Together with members of the LENS: Photography Council, we visited five lens-based artists this year including Marten Elder, CJ Heyliger, Siri Kaur, Hilja Keading, and A.L. Steiner. With funds provided by the council we acquired work by all of the artists for LACMA, and in each instance this will be the first work by each artist to enter the museum’s permanent collection.
Marten Elder’s photographic work reveals the range of color that exists in the world, but is not always visible. With an in-depth understanding of the mechanics of color capture, both in the camera and the adjoining software, Marten disrupts the assumptions that technology makes in terms of color, resulting in photographs that include an outstanding and unusual range of tones. With a background in street photography, Elder seeks out a contemporary application of this approach that, together with his expanded spectrum, causes viewers to see the urban landscape anew.
Most recently his approach has changed, from one that was exterior—walking the city streets—to one that is interior—quiet moments, including windows from inside. This work, PR 56, pictures a houseplant on a table with a range of pinks, greens, and blues that defy our understanding of how a plant is rendered photographically. His conceit is that these colors exist within the objects photographed but are not visible to the eye, and his work categorically shifts that relationship.
For the last four years, photographer CJ Heyliger has concentrated on the vast and intricate landscape of inland Southern California—from barren deserts dotted with refuse to rich, strangely uninhabited forests. His work registers these sites simultaneously familiar and foreign; naturalistic yet somehow otherworldly. In dialogue with the compositional practice of 19th-century landscape photographers such as Timothy O'Sullivan, Heyliger is a well-versed craftsman and a master technician. The isolated locations he chooses act as studio as well as subject.
In Angeles Crest #3 from Nothing Stands Still (2015), Heyliger set out to re-photograph a single vista in the Angeles Crest Forest, capturing multiple exposures on a single negative. Shot with a large format camera over multiple visits—on different days, with different light conditions—he was never able to view the intermediate images, and thus relied on memory. The resulting product confounds the eye. At first seemingly blurry, the variations in overlapping ridge lines begin to resonate. It is an imperfect repetition. Yet remarkably, there are pockets of clarity in which the multiple exposures align. The parenthetical "from Nothing Stands Still" connotes the artist's performative process of repetitively lugging a camera up a hill. It also calls to mind an aphorism: you can never step into the same river twice.
Siri Kaur’s enduring images document real life while engaging with a poetic undercurrent that is simultaneously alluring and disquieting. The cinematic tone of Kaur’s photographs draws the viewer’s focus toward her subjects, which then transform upon closer viewing. Everyday objects and scenes become both strange and attractive, comforting and eerie. Kaur makes pictures that are aware of their status as objects and as images by creating relationships between content and material, between photographs and their viewers, and between the past and the present.
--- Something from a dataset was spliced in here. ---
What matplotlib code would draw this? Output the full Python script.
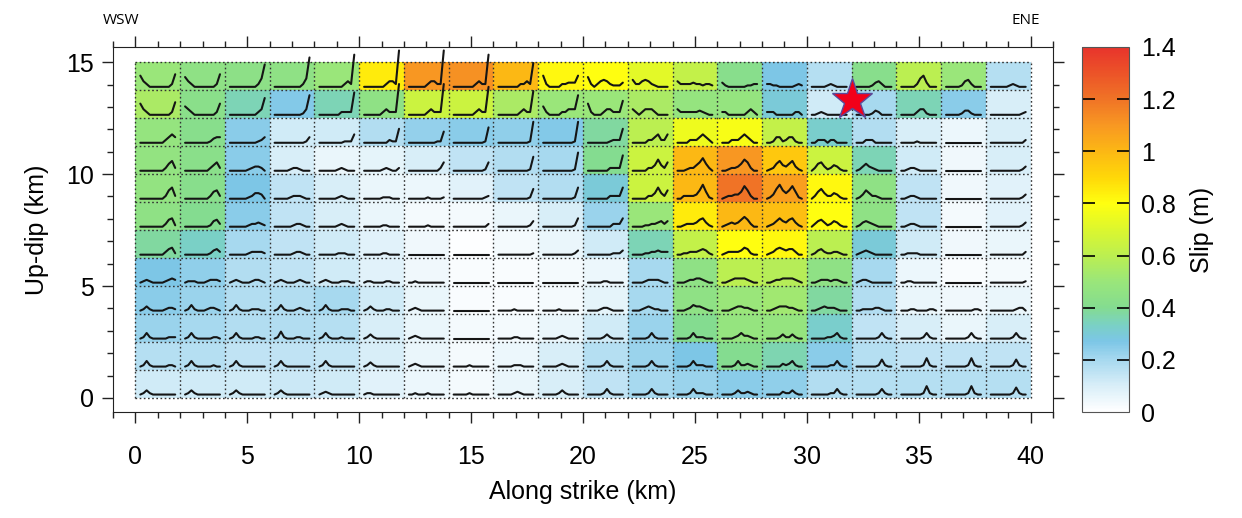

Christopher is from Kaur’s series titled This Kind of Face, in which she photographed celebrity impersonators who spend the majority of their time in costume. Here Superman is on the telephone in his apartment surrounded by his own memorabilia in a way that is both humorous and slightly unnerving. Sister is a stunning composition that includes a defiant woman, the artist’s sister, protected by her loyal dog, with a verdant landscape in the background. The viewer is held back visually by the rock while that supports the subject.
Working primarily in multi-channel video installation, California native Hilja Keading has been described as a "pioneer of Los Angeles video art," creating immersive experiences that examine connections between visual and psychological worlds. Over her more than 30-year career, Keading’s focus has expanded to include direct experiences of symbolic, metaphysical, and even mythological realities that produce sensations of time’s elasticity and flashes of profound insight that extend beyond the visible.
Keading regularly presents comparative dichotomies inside/outside, male/female, strong/weak, and mother/daughter. Backbrace is a four-channel video installation in which a mother and daughter are shown spinning around slowly as they speak the words of a letter from one to the other. The poetic lilt of their voices matches the cyclical movement of the camera that shifts and changes warning of potential danger. The dialogue implies the reversal of caretaker roles while suggesting an unspeakable and innate understanding between the two.
A self-described “skeptical queer ecofeminist androgyne, A.L. Steiner uses the constructs of photography, video, installation, collage, collaboration, performance, writing, and curating in order to explore sexuality, gender, identity, politics, and activism. Steiner’s thought-provoking works question and disrupt cultural, societal, and political norms of contemporary life, often with a humorous voice.
Lovers Love Loving Love is a collage of 18 photographs shot in both Northern and Southern California and upstate New York between 2008 and 2015. It includes pictures of Steiner’s partner Rachel Berks as well as friends, curators, and artists Zackary Drucker, Chloë Flores, Lauren Davis Fisher, Eve Fowler, Renée Green, and K8 Hardy. As in much of Steiner’s work, there is both an honesty and freedom within the images expressed through the body and sex.